[EXERCISE BRIEF] Could you retype the lines below, starting at the line holding "Clone this chart in seaborn and matplotlib." and stopping at the line holding "-0.64, 0.165, -0.46]", inclusive? Copy them exactly and drop the images.

:: INFORMATION SUPPLIED

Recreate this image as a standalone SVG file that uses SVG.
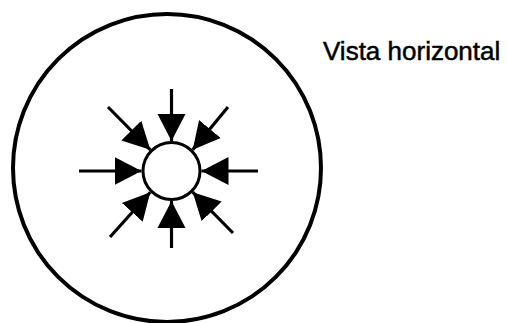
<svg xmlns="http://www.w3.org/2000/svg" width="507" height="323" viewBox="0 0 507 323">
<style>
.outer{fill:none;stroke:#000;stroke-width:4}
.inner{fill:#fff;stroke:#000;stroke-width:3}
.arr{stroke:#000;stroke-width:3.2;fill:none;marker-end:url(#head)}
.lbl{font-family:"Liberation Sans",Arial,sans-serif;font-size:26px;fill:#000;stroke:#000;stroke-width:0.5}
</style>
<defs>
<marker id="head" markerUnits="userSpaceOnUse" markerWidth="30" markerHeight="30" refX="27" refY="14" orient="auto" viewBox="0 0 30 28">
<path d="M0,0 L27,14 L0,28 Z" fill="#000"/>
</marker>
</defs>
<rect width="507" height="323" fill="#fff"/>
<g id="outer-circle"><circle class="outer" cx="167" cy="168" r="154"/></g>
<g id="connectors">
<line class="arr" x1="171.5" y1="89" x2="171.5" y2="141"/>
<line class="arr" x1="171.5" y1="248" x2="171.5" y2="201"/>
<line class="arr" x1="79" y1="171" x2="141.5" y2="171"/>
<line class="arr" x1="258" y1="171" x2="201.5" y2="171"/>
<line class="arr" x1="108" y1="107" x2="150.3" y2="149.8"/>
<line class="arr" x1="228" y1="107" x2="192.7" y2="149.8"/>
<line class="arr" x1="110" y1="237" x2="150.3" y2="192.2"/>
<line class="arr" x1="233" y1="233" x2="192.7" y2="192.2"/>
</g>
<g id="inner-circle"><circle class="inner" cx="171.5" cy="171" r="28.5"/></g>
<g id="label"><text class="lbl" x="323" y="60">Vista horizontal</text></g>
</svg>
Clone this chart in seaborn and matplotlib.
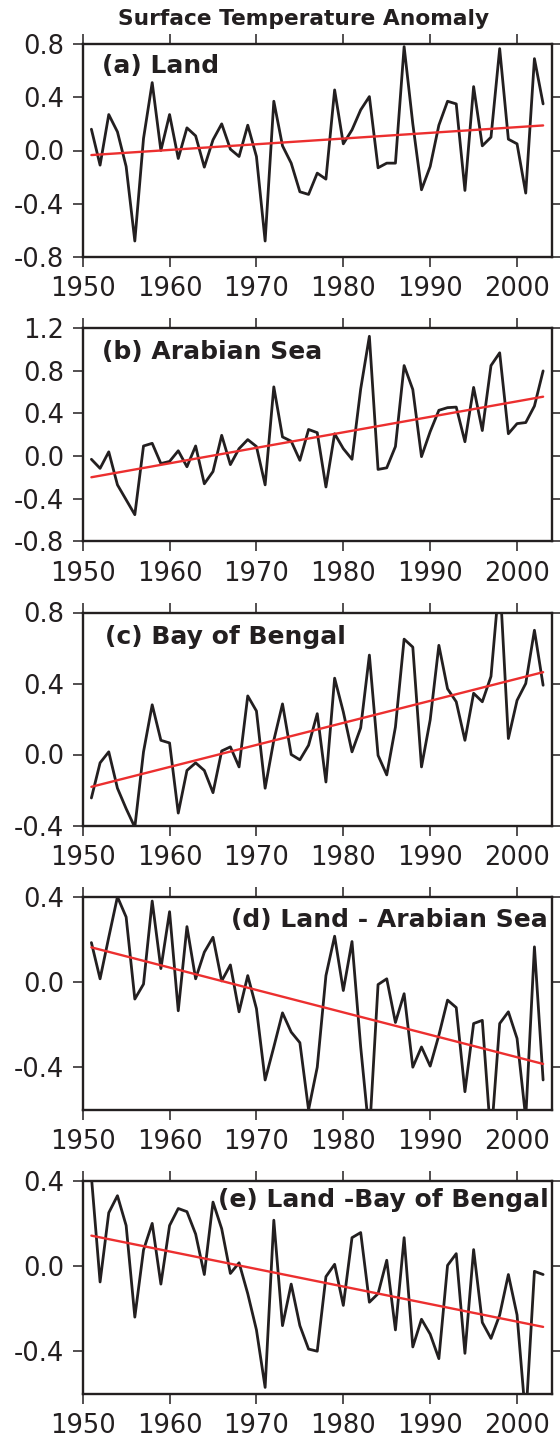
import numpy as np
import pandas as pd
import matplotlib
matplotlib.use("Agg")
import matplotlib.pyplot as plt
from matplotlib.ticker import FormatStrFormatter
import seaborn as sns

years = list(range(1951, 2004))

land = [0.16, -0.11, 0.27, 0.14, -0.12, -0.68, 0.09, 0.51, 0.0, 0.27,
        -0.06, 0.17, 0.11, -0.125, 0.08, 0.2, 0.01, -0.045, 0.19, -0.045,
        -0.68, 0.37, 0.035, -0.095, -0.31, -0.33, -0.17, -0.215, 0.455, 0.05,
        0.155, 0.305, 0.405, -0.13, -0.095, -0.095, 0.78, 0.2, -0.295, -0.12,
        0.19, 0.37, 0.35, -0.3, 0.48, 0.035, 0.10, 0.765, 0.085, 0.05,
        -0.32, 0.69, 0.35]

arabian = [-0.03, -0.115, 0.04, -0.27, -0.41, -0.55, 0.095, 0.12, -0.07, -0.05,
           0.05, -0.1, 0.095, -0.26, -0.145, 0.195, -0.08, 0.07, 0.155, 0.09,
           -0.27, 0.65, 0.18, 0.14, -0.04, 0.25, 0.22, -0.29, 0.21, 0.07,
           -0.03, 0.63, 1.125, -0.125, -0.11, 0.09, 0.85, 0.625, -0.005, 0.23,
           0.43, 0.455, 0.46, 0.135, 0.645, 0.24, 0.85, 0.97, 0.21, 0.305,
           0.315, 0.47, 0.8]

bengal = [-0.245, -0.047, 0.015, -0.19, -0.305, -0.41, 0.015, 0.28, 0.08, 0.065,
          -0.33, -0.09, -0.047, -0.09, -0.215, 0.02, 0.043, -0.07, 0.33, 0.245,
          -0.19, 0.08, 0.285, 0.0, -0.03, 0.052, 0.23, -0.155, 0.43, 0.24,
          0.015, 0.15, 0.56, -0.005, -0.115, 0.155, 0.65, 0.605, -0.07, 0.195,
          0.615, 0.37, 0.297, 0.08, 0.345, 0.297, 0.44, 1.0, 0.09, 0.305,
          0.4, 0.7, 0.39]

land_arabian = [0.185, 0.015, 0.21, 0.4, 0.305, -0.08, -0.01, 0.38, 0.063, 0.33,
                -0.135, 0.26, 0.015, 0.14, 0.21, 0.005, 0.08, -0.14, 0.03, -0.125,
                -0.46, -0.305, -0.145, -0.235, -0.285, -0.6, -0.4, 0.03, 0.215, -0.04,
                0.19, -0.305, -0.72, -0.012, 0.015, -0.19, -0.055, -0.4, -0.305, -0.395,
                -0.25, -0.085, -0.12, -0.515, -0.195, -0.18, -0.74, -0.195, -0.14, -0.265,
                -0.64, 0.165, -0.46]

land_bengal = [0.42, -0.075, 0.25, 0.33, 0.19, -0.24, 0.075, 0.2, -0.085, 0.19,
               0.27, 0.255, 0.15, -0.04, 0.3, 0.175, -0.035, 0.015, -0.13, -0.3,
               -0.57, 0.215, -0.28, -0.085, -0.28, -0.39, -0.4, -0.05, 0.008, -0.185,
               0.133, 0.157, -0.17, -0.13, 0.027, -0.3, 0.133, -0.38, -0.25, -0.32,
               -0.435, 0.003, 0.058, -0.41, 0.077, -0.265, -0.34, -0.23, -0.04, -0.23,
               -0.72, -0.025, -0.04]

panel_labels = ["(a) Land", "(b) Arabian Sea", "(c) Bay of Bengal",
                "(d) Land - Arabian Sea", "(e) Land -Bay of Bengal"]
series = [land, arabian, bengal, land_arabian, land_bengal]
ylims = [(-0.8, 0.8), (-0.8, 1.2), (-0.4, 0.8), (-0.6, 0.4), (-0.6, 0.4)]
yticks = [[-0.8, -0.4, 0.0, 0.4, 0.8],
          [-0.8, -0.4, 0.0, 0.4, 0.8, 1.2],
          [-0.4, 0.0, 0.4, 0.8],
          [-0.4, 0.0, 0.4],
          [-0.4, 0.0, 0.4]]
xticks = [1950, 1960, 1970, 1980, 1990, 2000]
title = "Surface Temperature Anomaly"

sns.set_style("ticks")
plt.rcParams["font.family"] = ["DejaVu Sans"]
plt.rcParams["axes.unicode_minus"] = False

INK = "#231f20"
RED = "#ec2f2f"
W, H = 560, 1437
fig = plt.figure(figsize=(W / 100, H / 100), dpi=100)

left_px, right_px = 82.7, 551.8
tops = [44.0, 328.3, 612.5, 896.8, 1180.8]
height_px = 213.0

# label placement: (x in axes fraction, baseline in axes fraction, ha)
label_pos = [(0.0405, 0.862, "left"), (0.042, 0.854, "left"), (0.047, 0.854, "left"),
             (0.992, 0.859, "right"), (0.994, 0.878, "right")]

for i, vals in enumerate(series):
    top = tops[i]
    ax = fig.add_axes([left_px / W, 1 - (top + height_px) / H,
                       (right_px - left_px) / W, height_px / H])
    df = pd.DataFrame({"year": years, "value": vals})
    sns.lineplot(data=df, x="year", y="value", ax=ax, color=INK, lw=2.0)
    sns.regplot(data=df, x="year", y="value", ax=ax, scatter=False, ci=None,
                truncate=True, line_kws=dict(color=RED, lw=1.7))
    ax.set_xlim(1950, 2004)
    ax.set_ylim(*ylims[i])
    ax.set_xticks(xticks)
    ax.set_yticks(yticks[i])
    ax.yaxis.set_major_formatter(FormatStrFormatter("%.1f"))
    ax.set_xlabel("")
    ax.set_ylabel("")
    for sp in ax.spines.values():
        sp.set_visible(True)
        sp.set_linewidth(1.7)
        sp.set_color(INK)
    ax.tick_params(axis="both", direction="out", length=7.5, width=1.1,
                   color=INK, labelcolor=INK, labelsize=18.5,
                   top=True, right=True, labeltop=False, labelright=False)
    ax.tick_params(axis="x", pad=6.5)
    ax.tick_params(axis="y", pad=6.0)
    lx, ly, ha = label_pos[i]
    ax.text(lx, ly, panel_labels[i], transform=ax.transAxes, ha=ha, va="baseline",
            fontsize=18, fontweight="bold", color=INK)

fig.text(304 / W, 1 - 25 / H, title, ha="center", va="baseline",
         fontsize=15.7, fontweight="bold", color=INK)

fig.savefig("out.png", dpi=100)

::::

[TASK OUTPUT]
Clone this chart in seaborn and matplotlib.
import numpy as np
import pandas as pd
import matplotlib
matplotlib.use("Agg")
import matplotlib.pyplot as plt
from matplotlib.ticker import FormatStrFormatter
import seaborn as sns

years = list(range(1951, 2004))

land = [0.16, -0.11, 0.27, 0.14, -0.12, -0.68, 0.09, 0.51, 0.0, 0.27,
        -0.06, 0.17, 0.11, -0.125, 0.08, 0.2, 0.01, -0.045, 0.19, -0.045,
        -0.68, 0.37, 0.035, -0.095, -0.31, -0.33, -0.17, -0.215, 0.455, 0.05,
        0.155, 0.305, 0.405, -0.13, -0.095, -0.095, 0.78, 0.2, -0.295, -0.12,
        0.19, 0.37, 0.35, -0.3, 0.48, 0.035, 0.10, 0.765, 0.085, 0.05,
        -0.32, 0.69, 0.35]

arabian = [-0.03, -0.115, 0.04, -0.27, -0.41, -0.55, 0.095, 0.12, -0.07, -0.05,
           0.05, -0.1, 0.095, -0.26, -0.145, 0.195, -0.08, 0.07, 0.155, 0.09,
           -0.27, 0.65, 0.18, 0.14, -0.04, 0.25, 0.22, -0.29, 0.21, 0.07,
           -0.03, 0.63, 1.125, -0.125, -0.11, 0.09, 0.85, 0.625, -0.005, 0.23,
           0.43, 0.455, 0.46, 0.135, 0.645, 0.24, 0.85, 0.97, 0.21, 0.305,
           0.315, 0.47, 0.8]

bengal = [-0.245, -0.047, 0.015, -0.19, -0.305, -0.41, 0.015, 0.28, 0.08, 0.065,
          -0.33, -0.09, -0.047, -0.09, -0.215, 0.02, 0.043, -0.07, 0.33, 0.245,
          -0.19, 0.08, 0.285, 0.0, -0.03, 0.052, 0.23, -0.155, 0.43, 0.24,
          0.015, 0.15, 0.56, -0.005, -0.115, 0.155, 0.65, 0.605, -0.07, 0.195,
          0.615, 0.37, 0.297, 0.08, 0.345, 0.297, 0.44, 1.0, 0.09, 0.305,
          0.4, 0.7, 0.39]

land_arabian = [0.185, 0.015, 0.21, 0.4, 0.305, -0.08, -0.01, 0.38, 0.063, 0.33,
                -0.135, 0.26, 0.015, 0.14, 0.21, 0.005, 0.08, -0.14, 0.03, -0.125,
                -0.46, -0.305, -0.145, -0.235, -0.285, -0.6, -0.4, 0.03, 0.215, -0.04,
                0.19, -0.305, -0.72, -0.012, 0.015, -0.19, -0.055, -0.4, -0.305, -0.395,
                -0.25, -0.085, -0.12, -0.515, -0.195, -0.18, -0.74, -0.195, -0.14, -0.265,
                -0.64, 0.165, -0.46]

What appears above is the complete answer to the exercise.